El auge de los movimientos anti-UE obstaculizaron aún más el funcionamiento de las instituciones. Y estas fuerzas de desintegración recibieron un tremendo impulso en 2016, primero con el Brexit, después con la elección de Trump en Estados Unidos y el 4 de diciembre con el rechazo de los votantes italianos, por un amplio margen, a las reformas constitucionales.

La democracia está actualmente en crisis. Incluso Estados Unidos, la primera democracia del mundo, eligió a un timador y aspirante a dictador como presidente. A pesar de que Trump ha suavizado su retórica desde que fue elegido, no ha cambiado su conducta ni sus asesores. Su gabinete esta formado por extremistas incompetentes y generales jubilados.

¿Qué nos espera?

Confío en que la democracia demuestre su resiliencia en Estados Unidos. Su Constitución y sus instituciones, incluido el cuarto estado, son suficientemente fuertes para resistir los excesos del brazo ejecutivo y, por consiguiente, para impedir que un aspirante a dictador se convierta en un dictador real.

No obstante, Estados Unidos estará preocupado con luchas internas en el futuro más cercano, y las minorías amenazadas van a sufrir. El gobierno estadounidense no va a ser capaz de proteger y promover la democracia en el resto del mundo. Al contrario, Trump tendrá más afinidad con los dictadores. Eso permitirá a algunos de ellos llegar a acuerdos con Estados Unidos, y a otros seguir adelante sin recibir injerencias por su parte. Trump preferirá alcanzar acuerdos que defender principios. Lamentablemente, esa decisión será popular gracias a sus acérrimos votantes.

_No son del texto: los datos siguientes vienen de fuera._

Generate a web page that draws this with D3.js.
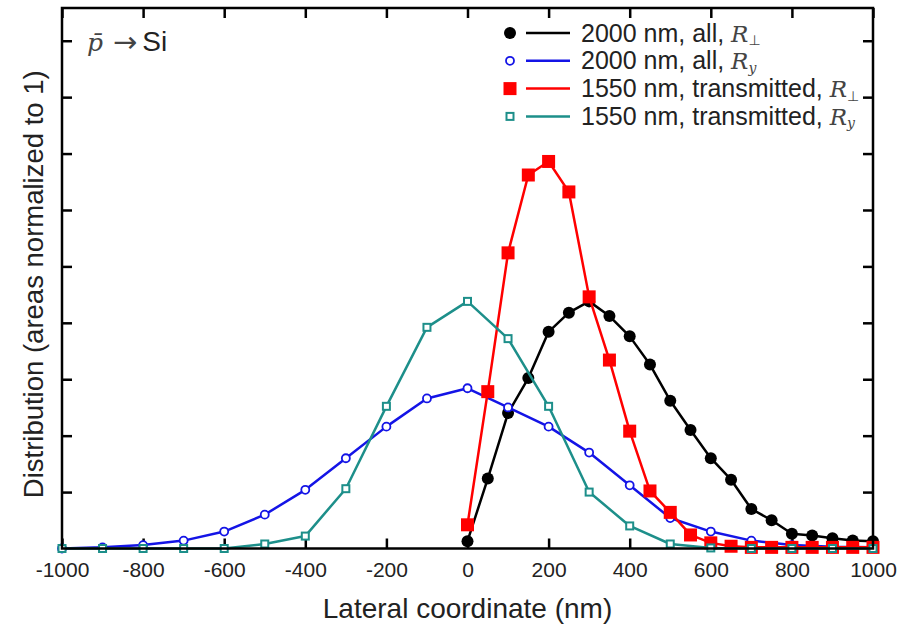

A mí me preocupa especialmente el destino de la UE, que corre peligro de caer bajo la influencia del presidente ruso Vladimir Putin, cuyo concepto de gobierno es irreconciliable con el de la sociedad abierta. Putin no es un beneficiario pasivo de los últimos acontecimientos: ha trabajado duro para provocarlos. Reconoció la debilidad de su régimen: puede explotar recursos naturales, pero no puede generar crecimiento económico. Se sintió amenazado por las «revoluciones de color» en Georgia, Ucrania y otros lugares. Primero intentó controlar las redes sociales. Después, en un brillante movimiento, aprovechó el modelo comercial de las empresas de las redes sociales para divulgar información engañosa y noticias falsas, desorientando a los electorados y desestabilizando las democracias. De esta manera ayudó a Trump a resultar elegido.

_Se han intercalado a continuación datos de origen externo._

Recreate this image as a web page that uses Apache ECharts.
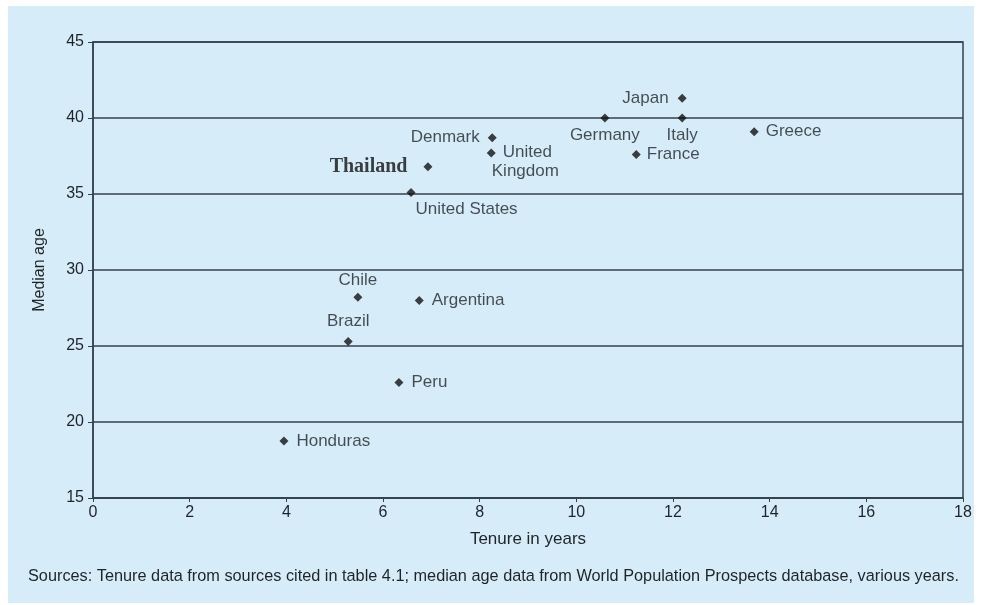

Es probable que ocurra los mismo en las elecciones que se celebran en 2017 en Europa: Países Bajos, Alemania e Italia. En Francia, los dos principales contendientes son próximos a Putin y están deseosos de satisfacerle. Si gana cualquiera de ellos, el dominio de Europa por parte de Putin será un hecho consumado.

Espero que los dirigentes y ciudadanos europeos se den cuenta de que esto pone en peligro su forma de vida y los valores sobre los que se fundó la UE. El problema es que el método que Putin ha utilizado para desestabilizar la democracia no se puede usar para recuperar el respeto por los hechos y una visión equilibrada de la realidad.

El retraso en el crecimiento económico y la incapacidad para controlar la crisis de los refugiados hacen que la UE esté a punto de desintegrarse y de atravesar una experiencia similar a la de la Unión Soviética a principios de la década de 1990. Aquellos que piensan que hay que salvar a la UE para poder reinventarla deben hacer todo lo posible para lograr un mejor resultado.